Your task:
Each line of the listing must be transcribed exactly, except for the images, which should be excluded.

Given data:
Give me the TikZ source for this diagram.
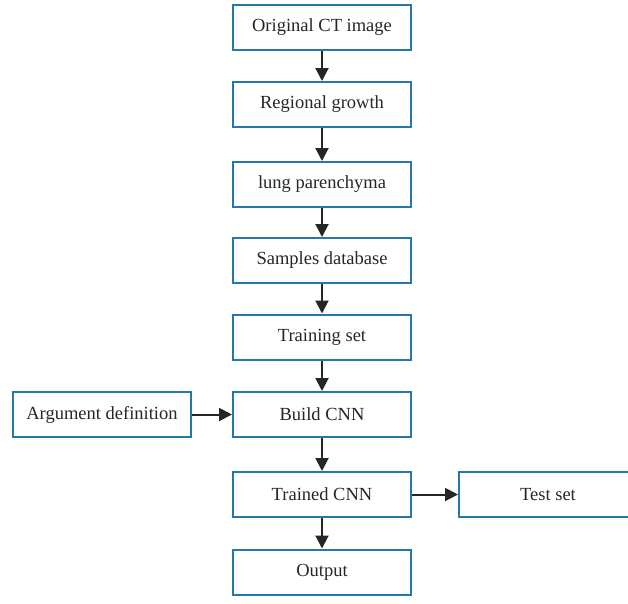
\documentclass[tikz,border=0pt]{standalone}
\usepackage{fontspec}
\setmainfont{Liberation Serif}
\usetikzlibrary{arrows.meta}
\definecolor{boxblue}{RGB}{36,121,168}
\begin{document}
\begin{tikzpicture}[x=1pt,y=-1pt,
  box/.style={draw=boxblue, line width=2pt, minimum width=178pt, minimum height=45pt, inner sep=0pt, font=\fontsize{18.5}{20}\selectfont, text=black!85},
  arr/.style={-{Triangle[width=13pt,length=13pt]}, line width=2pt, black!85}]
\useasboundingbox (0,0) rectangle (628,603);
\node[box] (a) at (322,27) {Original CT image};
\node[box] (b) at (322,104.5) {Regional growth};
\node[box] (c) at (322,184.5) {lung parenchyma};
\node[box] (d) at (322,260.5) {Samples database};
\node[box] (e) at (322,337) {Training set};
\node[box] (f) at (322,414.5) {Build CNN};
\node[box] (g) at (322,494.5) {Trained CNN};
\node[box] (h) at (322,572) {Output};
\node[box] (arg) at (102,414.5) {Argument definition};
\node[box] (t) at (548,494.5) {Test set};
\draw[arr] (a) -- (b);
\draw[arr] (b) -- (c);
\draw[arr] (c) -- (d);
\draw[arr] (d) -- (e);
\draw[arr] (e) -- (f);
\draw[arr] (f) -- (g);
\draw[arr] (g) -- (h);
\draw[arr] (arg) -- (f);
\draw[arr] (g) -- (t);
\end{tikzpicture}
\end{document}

Response:
Give me the TikZ source for this diagram.
\documentclass[tikz,border=0pt]{standalone}
\usepackage{fontspec}
\setmainfont{Liberation Serif}
\usetikzlibrary{arrows.meta}
\definecolor{boxblue}{RGB}{36,121,168}
\begin{document}
\begin{tikzpicture}[x=1pt,y=-1pt,
  box/.style={draw=boxblue, line width=2pt, minimum width=178pt, minimum height=45pt, inner sep=0pt, font=\fontsize{18.5}{20}\selectfont, text=black!85},
  arr/.style={-{Triangle[width=13pt,length=13pt]}, line width=2pt, black!85}]
\useasboundingbox (0,0) rectangle (628,603);
\node[box] (a) at (322,27) {Original CT image};
\node[box] (b) at (322,104.5) {Regional growth};
\node[box] (c) at (322,184.5) {lung parenchyma};
\node[box] (d) at (322,260.5) {Samples database};
\node[box] (e) at (322,337) {Training set};
\node[box] (f) at (322,414.5) {Build CNN};
\node[box] (g) at (322,494.5) {Trained CNN};
\node[box] (h) at (322,572) {Output};
\node[box] (arg) at (102,414.5) {Argument definition};
\node[box] (t) at (548,494.5) {Test set};
\draw[arr] (a) -- (b);
\draw[arr] (b) -- (c);
\draw[arr] (c) -- (d);
\draw[arr] (d) -- (e);
\draw[arr] (e) -- (f);
\draw[arr] (f) -- (g);
\draw[arr] (g) -- (h);
\draw[arr] (arg) -- (f);
\draw[arr] (g) -- (t);
\end{tikzpicture}
\end{document}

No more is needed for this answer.